Justice for people with disabilities a long time coming
FOR RELEASE, 9 July 2019
Whānau Ora Commissioning agency in the South Island, Te Pūtahitanga o Te Waipounamu, has welcomed the announcement that whānau carers will be entitled to up to $25.50 an hour as family carers, but is concerned at the timing that has delayed vital decisions on the decision-making authority of people with disabilities.
Before 2013, the Ministry of Health had a policy of never paying carers of adults with disabilities if they were related.
“Ironically, whānau members who have spoken to us have described the caregiving role as less stressful than managing the systems and paperwork involved with either the caregiving role or the person with disabilities,” said Helen Leahy, Chief Executive of Te Pūtahitanga o Te Waipounamu.
“Whānau have been waiting anxiously since pre-election, for the repeal of Funded Family Care, a policy that prevented partners and spouses from being paid to look after their disabled or ill loved ones.
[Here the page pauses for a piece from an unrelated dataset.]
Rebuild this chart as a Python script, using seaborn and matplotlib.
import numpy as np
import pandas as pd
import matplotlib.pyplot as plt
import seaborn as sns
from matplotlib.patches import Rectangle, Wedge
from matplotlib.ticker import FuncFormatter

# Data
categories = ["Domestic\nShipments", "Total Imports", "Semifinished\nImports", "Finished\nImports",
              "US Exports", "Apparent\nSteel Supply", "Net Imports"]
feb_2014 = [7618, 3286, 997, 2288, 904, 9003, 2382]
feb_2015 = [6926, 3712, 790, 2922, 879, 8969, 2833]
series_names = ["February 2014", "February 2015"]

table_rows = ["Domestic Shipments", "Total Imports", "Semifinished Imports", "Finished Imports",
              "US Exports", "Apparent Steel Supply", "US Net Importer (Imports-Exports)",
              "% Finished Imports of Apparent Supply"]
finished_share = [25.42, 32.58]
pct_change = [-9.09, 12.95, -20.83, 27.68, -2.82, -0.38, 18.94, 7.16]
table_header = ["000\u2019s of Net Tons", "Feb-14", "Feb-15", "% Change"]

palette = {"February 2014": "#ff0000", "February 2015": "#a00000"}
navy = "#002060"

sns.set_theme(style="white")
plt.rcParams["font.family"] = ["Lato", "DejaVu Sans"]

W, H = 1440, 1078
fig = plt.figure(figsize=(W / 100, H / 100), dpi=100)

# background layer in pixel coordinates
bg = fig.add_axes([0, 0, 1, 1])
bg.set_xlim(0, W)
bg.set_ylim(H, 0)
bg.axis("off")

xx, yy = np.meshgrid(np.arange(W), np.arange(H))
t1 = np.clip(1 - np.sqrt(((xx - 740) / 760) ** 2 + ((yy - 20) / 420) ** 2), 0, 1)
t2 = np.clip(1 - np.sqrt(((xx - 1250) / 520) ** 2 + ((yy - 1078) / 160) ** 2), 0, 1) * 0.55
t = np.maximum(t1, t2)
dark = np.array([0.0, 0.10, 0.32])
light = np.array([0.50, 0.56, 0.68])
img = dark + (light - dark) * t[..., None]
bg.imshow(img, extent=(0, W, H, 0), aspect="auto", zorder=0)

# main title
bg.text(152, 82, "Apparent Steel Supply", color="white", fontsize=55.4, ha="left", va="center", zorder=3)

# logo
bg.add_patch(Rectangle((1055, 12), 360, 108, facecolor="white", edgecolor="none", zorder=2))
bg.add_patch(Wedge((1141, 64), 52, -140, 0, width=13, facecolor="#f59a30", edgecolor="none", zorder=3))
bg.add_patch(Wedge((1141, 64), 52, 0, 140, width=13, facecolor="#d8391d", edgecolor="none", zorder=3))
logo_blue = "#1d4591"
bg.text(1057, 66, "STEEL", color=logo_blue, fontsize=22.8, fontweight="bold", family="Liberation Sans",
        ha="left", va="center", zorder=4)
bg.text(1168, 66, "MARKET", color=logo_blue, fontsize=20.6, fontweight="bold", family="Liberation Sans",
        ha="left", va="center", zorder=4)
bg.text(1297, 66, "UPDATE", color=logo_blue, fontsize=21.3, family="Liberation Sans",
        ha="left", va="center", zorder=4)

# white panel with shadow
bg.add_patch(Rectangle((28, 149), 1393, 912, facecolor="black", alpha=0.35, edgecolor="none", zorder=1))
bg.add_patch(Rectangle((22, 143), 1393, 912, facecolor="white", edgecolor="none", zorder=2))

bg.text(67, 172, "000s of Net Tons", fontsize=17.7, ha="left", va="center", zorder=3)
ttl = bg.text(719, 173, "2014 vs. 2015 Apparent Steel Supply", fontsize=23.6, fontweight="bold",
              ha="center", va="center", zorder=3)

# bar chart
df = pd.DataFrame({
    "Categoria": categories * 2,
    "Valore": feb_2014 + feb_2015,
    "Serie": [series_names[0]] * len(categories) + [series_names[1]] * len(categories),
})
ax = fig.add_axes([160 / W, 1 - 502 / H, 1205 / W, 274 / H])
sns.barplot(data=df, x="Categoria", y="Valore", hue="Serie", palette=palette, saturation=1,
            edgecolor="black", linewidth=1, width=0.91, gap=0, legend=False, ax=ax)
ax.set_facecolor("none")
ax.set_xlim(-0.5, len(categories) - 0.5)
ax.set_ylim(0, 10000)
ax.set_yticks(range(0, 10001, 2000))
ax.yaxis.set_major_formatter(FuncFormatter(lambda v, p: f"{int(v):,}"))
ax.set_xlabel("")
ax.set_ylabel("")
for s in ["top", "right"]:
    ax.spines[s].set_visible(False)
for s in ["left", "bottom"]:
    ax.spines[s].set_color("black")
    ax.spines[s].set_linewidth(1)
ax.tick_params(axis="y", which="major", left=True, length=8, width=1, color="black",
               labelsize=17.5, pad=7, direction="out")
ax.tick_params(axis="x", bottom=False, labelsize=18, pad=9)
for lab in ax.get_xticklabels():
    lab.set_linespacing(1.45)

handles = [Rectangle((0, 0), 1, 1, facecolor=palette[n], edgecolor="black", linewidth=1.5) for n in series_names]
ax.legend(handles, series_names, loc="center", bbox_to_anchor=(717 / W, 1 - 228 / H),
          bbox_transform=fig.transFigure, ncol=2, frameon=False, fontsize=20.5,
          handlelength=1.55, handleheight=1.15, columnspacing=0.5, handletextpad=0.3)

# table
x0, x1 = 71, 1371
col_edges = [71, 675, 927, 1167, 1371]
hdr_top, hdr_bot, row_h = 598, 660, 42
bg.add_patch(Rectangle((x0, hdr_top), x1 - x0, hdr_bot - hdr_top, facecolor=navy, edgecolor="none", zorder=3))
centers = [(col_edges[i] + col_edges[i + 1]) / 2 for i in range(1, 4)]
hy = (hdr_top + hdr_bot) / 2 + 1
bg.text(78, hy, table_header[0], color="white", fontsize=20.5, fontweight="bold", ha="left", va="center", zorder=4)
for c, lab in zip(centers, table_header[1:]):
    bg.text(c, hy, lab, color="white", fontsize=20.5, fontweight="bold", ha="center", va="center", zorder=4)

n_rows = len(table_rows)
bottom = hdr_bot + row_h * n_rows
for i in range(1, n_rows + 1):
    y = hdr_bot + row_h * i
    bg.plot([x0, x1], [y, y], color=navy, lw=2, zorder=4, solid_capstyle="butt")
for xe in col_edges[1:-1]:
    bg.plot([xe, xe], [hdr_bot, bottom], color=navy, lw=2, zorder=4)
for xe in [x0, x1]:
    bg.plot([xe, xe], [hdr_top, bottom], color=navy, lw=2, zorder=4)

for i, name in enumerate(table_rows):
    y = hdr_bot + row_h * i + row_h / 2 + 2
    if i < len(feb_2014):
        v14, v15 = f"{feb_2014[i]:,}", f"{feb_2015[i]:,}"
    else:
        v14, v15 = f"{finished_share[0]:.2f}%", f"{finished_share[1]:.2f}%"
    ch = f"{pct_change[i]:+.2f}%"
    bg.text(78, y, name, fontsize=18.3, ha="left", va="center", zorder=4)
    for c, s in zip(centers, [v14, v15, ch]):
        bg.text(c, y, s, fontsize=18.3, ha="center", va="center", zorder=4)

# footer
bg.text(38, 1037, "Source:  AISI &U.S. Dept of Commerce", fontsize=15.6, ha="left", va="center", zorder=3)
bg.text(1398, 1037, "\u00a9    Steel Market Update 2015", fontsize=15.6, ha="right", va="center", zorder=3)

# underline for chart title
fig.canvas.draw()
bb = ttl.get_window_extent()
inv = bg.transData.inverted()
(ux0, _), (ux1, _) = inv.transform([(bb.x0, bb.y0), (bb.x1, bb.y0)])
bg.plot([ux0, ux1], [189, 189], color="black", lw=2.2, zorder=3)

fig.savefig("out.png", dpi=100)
The recent announcements are still some way off from transformation as the changes will not come into effect until 2020 once legislation has gone through a select committee process”.
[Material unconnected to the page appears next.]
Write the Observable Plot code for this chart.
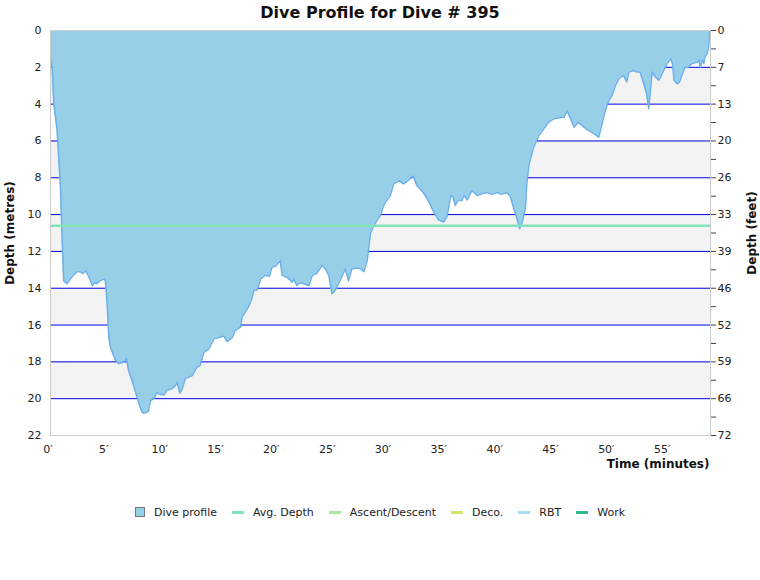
<!DOCTYPE html>
<html>
<head>
<meta charset="utf-8">
<script src="https://cdn.jsdelivr.net/npm/d3@7"></script>
<script src="https://cdn.jsdelivr.net/npm/@observablehq/plot@0.6"></script>
<style>
  body { margin: 0; background: #fff; font-family: "DejaVu Sans", Verdana, sans-serif; }
  #wrap { width: 760px; }
  #title { height: 24px; line-height: 25px; text-align: center; font-weight: bold; font-size: 16px; color: #111; }
  #legend { display: flex; justify-content: center; align-items: center; margin-top: 25px; height: 14px; font-size: 11px; color: #222; padding-left: 0px; }
  .item { display: flex; align-items: center; margin-right: 15px; }
  .item:last-child { margin-right: 0; }
  .sq { width: 8px; height: 8px; border: 1px solid #777; margin-right: 9px; }
  .ln { width: 12px; height: 3px; margin-right: 9px; }
</style>
</head>
<body>
<div id="wrap">
  <div id="title">Dive Profile for Dive # 395</div>
  <div id="chart"></div>
  <div id="legend"></div>
</div>
<script>
// Time in minutes, depth in metres
const times = [0,0.15,0.3,0.59,0.74,0.89,0.98,1.08,1.18,1.48,1.77,2.07,2.36,2.66,2.91,3.15,3.45,3.74,3.94,4.14,4.43,4.78,4.92,5.07,5.22,5.37,5.61,5.81,6.11,6.35,6.57,6.80,6.99,7.29,7.58,7.88,8.17,8.37,8.76,8.96,9.26,9.55,9.75,10.14,10.44,10.89,11.19,11.33,11.58,11.77,12.08,12.70,13.10,13.39,13.73,14.18,14.62,14.92,15.52,15.82,16.25,16.54,17.04,17.14,17.73,18.02,18.22,18.51,18.81,19.20,19.60,19.84,20.19,20.58,20.74,21.17,21.64,21.76,22.06,22.35,22.65,23.14,23.44,23.83,24.32,24.62,24.92,25.21,25.51,26.00,26.39,26.69,26.98,27.48,27.77,28.07,28.36,28.66,28.95,29.25,29.54,29.84,30.13,30.43,30.73,31.22,31.61,32.01,32.50,32.79,33.38,33.88,34.32,34.76,35.22,35.51,35.85,36.04,36.24,36.54,36.83,37.03,37.32,37.72,38.21,38.51,39.10,39.49,39.98,40.38,40.87,41.16,41.46,41.76,42.01,42.25,42.54,42.64,42.84,43.13,43.23,43.73,44.17,44.61,45.06,45.40,45.99,46.26,46.58,46.88,47.27,47.76,48.16,48.65,49.09,49.39,49.68,49.99,50.28,50.58,50.91,51.31,51.60,51.80,52.19,52.49,52.79,53.08,53.38,53.57,53.67,53.87,54.16,54.46,54.66,54.91,55.21,55.54,55.69,55.84,56.13,56.33,56.53,56.82,57.12,57.41,57.91,58.05,58.20,58.35,58.50,58.60,58.79,58.94,59.03];
const depths = [1.45,2.0,4.0,5.4,7.0,8.5,10.1,12.0,13.6,13.76,13.5,13.3,13.1,13.1,13.2,13.05,13.4,13.85,13.7,13.75,13.6,13.5,13.6,14.8,16.65,17.2,17.6,17.9,18.1,18.05,18.0,17.8,18.47,19.0,19.55,20.2,20.7,20.8,20.7,20.1,20.0,19.65,19.75,19.8,19.55,19.45,19.3,19.1,19.7,19.5,18.9,18.75,18.3,18.2,17.5,17.3,16.75,16.7,16.6,16.9,16.7,16.3,16.1,15.6,15.0,14.6,14.1,14.1,13.5,13.3,13.35,12.85,12.8,12.5,13.3,13.4,13.67,13.5,13.85,13.7,13.76,13.85,13.3,13.2,12.76,12.95,13.3,14.3,14.1,13.5,12.95,13.6,12.95,12.9,12.95,13.1,12.5,11.0,10.6,10.3,10.05,9.5,9.2,8.96,8.33,8.15,8.33,8.15,7.9,8.4,8.8,9.3,9.87,10.3,10.4,10.1,8.96,9.05,9.5,9.2,9.25,8.96,9.2,8.7,8.96,8.9,8.8,8.9,8.8,8.9,8.8,9.0,9.6,10.2,10.77,10.4,9.6,8.4,7.3,6.65,6.4,5.7,5.34,4.98,4.8,4.75,4.71,4.35,4.8,5.25,4.98,5.25,5.43,5.6,5.8,5.07,4.35,3.8,3.53,3.0,2.6,2.44,2.8,2.26,2.17,2.26,2.26,2.8,3.44,4.25,3.6,2.26,2.53,2.7,2.5,2.17,1.8,1.54,1.8,2.7,2.9,2.8,2.44,2.0,2.0,1.8,1.72,1.6,2.0,1.6,1.8,1.45,1.27,0.9,0];
const avgDepth = 10.6;
const timeDomain = [0, 59.1];
const depthDomain = [0, 22];
const timeTicks = [0,5,10,15,20,25,30,35,40,45,50,55];
const metreTicks = [0,2,4,6,8,10,12,14,16,18,20,22];
const minorTicks = [1,3,5,7,9,11,13,15,17,19,21];
const feetLabels = ["0","7","13","20","26","33","39","46","52","59","66","72"];
const gridLines = [2,4,6,8,10,12,14,16,18,20];
const bandStarts = [2,6,10,14,18];
const legendItems = [
  {name: "Dive profile", color: "#97cfe9", type: "square"},
  {name: "Avg. Depth", color: "#85e3bb", type: "line"},
  {name: "Ascent/Descent", color: "#a3ea9c", type: "line"},
  {name: "Deco.", color: "#d7e36f", type: "line"},
  {name: "RBT", color: "#a8dcf5", type: "line"},
  {name: "Work", color: "#33b98b", type: "line"}
];

const profile = times.map((t, i) => ({t, d: depths[i]}));
const font = "DejaVu Sans, Verdana, sans-serif";

const chart = Plot.plot({
  width: 760,
  height: 456,
  marginTop: 6,
  marginLeft: 50,
  marginRight: 50,
  marginBottom: 45,
  style: {fontFamily: font, fontSize: "11px", color: "#222", background: "#fff"},
  x: {domain: timeDomain, axis: null},
  y: {domain: depthDomain, reverse: true, axis: null},
  marks: [
    Plot.rect(bandStarts, {x1: timeDomain[0], x2: timeDomain[1], y1: d => d, y2: d => d + 2, fill: "#f3f3f3"}),
    Plot.ruleY(gridLines, {stroke: "#0000e0", strokeWidth: 1}),
    Plot.areaY(profile, {x: "t", y1: 0, y2: "d", fill: "#97cfe9"}),
    Plot.line(profile, {x: "t", y: "d", stroke: "#6cb0ea", strokeWidth: 1.5}),
    Plot.ruleY([avgDepth], {stroke: "#85e3bb", strokeWidth: 2.5}),
    Plot.frame({stroke: "#cccccc"}),
    Plot.axisY({anchor: "left", ticks: metreTicks, tickSize: 0, tickPadding: 9, label: null, fontSize: 11}),
    Plot.axisY({anchor: "right", ticks: metreTicks, tickSize: 5, tickPadding: 2, label: null, fontSize: 11,
      tickFormat: d => feetLabels[metreTicks.indexOf(d)], stroke: "#444"}),
    Plot.axisY({anchor: "right", ticks: minorTicks, tickSize: 5, tickFormat: () => "", label: null, stroke: "#444"}),
    Plot.axisX({ticks: timeTicks, tickSize: 0, tickPadding: 10, label: null, fontSize: 11, dx: -2.5,
      tickFormat: d => d + "\u2032"}),
    Plot.text(["Depth (metres)"], {text: d => d, frameAnchor: "left", textAnchor: "middle", lineAnchor: "middle", rotate: -90, dx: -40, fontWeight: "bold", fontSize: 12, fill: "#111"}),
    Plot.text(["Depth (feet)"], {text: d => d, frameAnchor: "right", textAnchor: "middle", lineAnchor: "middle", rotate: -90, dx: 42, fontWeight: "bold", fontSize: 12, fill: "#111"}),
    Plot.text(["Time (minutes)"], {text: d => d, frameAnchor: "bottom-right", textAnchor: "end", dx: -1, dy: 32, fontWeight: "bold", fontSize: 12, fill: "#111"})
  ]
});
document.getElementById("chart").appendChild(chart);

const legend = document.getElementById("legend");
for (const it of legendItems) {
  const el = document.createElement("div");
  el.className = "item";
  const sw = document.createElement("span");
  sw.className = it.type === "square" ? "sq" : "ln";
  sw.style.background = it.color;
  const lab = document.createElement("span");
  lab.textContent = it.name;
  el.appendChild(sw);
  el.appendChild(lab);
  legend.appendChild(el);
}
</script>
</body>
</html>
The 2013 Disability Survey found that Tāngata Whaikaha (Māori disabled people) had a disability rate of 32%, compared with 24% for Pākehā, 26% for Pacific, and 17% for Asian. Te Pūtahitanga o Te Waipounamu is keen to ensure that whānau rights to self-determination will be enabled by models which incorporate kaupapa Māori.
In July 2018, the International Human Rights Council in their report regarding the implementation of the United Nations Declaration on the Rights of Indigenous Peoples in Aotearoa recommended “that the government incorporate a Whānau Ora approach to its proposed transformation of the disability support system”.
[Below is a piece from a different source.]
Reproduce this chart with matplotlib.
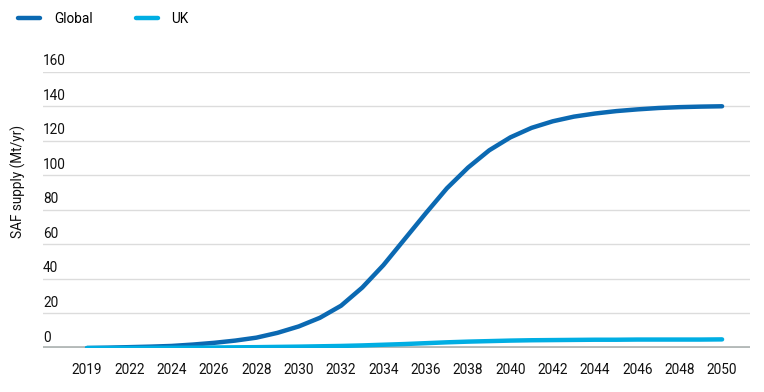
import matplotlib.pyplot as plt
import matplotlib.transforms as mtransforms

plt.rcParams['font.family'] = ['Roboto', 'DejaVu Sans']

# Etiquetas del eje x (categorias equiespaciadas)
years = ['2019', '2022', '2024', '2026', '2028', '2030', '2032', '2034',
         '2036', '2038', '2040', '2042', '2044', '2046', '2048', '2050']

# Lecturas del grafico cada media categoria (Mt/yr)
global_saf = [0, 0.2, 0.5, 0.8, 1.2, 2.0, 3.0, 4.3, 6.0, 8.8, 12.5, 17.5,
              24.5, 35, 48, 63, 78, 92.5, 104.5, 114.5, 122, 127.5, 131.3,
              134, 135.8, 137.2, 138.2, 139, 139.5, 139.8, 140]
uk_saf = [0, 0, 0.05, 0.1, 0.15, 0.2, 0.3, 0.4, 0.5, 0.65, 0.8, 1.0,
          1.2, 1.5, 1.9, 2.3, 2.8, 3.3, 3.7, 4.0, 4.3, 4.5, 4.6, 4.7,
          4.8, 4.8, 4.9, 4.9, 4.9, 4.9, 5.0]

y_ticks = [0, 20, 40, 60, 80, 100, 120, 140, 160]

color_global = '#0b69b2'
color_uk = '#00aee3'

fig = plt.figure(figsize=(7.64, 3.92), dpi=100)
ax = fig.add_axes([0.0563, 0.1122, 0.9254, 0.7048])

x_half = [i / 2 for i in range(len(global_saf))]

ax.plot(x_half, global_saf, color=color_global, lw=3.2,
        solid_capstyle='round', label='Global', zorder=4)
ax.plot(x_half, uk_saf, color=color_uk, lw=3.2,
        solid_capstyle='round', label='UK', zorder=5)

ax.set_xlim(-1.04, 15.66)
ax.set_ylim(0, 160)

# Lineas de cuadricula
for v in y_ticks[1:]:
    ax.axhline(v, color='#dcdcdc', lw=1, zorder=1)
ax.axhline(0, color='#b4bab9', lw=3.5, zorder=2)

# Etiquetas del eje y sobre las lineas
trans = mtransforms.blended_transform_factory(ax.transAxes, ax.transData)
offset = mtransforms.ScaledTranslation(0, 2.5 / 72, fig.dpi_scale_trans)
for v in y_ticks:
    ax.text(0.0, v, str(v), transform=trans + offset, ha='left',
            va='bottom', fontsize=9.8, color='#111111')

ax.set_yticks([])
ax.set_xticks(range(len(years)))
ax.set_xticklabels(years, fontsize=9.8, color='#111111')
ax.tick_params(axis='x', length=0, pad=11)

for s in ax.spines.values():
    s.set_visible(False)

fig.text(0.024, 0.536, 'SAF supply (Mt/yr)', rotation=90, ha='center',
         va='center', fontsize=9.8, color='#111111')

fig.legend(loc='upper left', bbox_to_anchor=(0.008, 1.0), ncol=2,
           frameon=False, fontsize=9.8, handlelength=1.6,
           columnspacing=3.2, handletextpad=1.0)

fig.savefig('out.png', dpi=100, facecolor='white')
"What we need to do most, is to restore people's human rights to be involved in decision-making, to ensure our language is inclusive; to establish a system of support based on respect, trust and tikanga”.
“We see a Whānau Ora approach in initiatives like “I Choose”; “Individualised funding” or “Enabling Good Lives,” said Ms Leahy. “People with disabilities have reminded us ‘nothing about us, without us’. We trust that the funded family care changes will enable whānau much greater opportunity to use support in a way that is easier to access and that works for them”.
Current disability initiatives funded by Te Pūtahitanga o Te Waipounamu include Koha Kai (Invercargill); a network of support, Hei Whakapiki Mauri (Christchurch) and specific navigation support including Grace Training New Zealand – Navigator Tinana.
About us: Te Pūtahitanga o Te Waipounamu is a Commissioning Agency that works on behalf of the iwi in the South Island to support and enable whānau to create sustained social impact. We do this by developing and investing in ideas and initiatives to improve outcomes for Māori, underpinned by whānau-centred principles and strategies; these include emergency preparedness and disaster recovery. Te Pūtahitanga o Te Waipounamu also invests in Navigator roles to support and build whānau capability.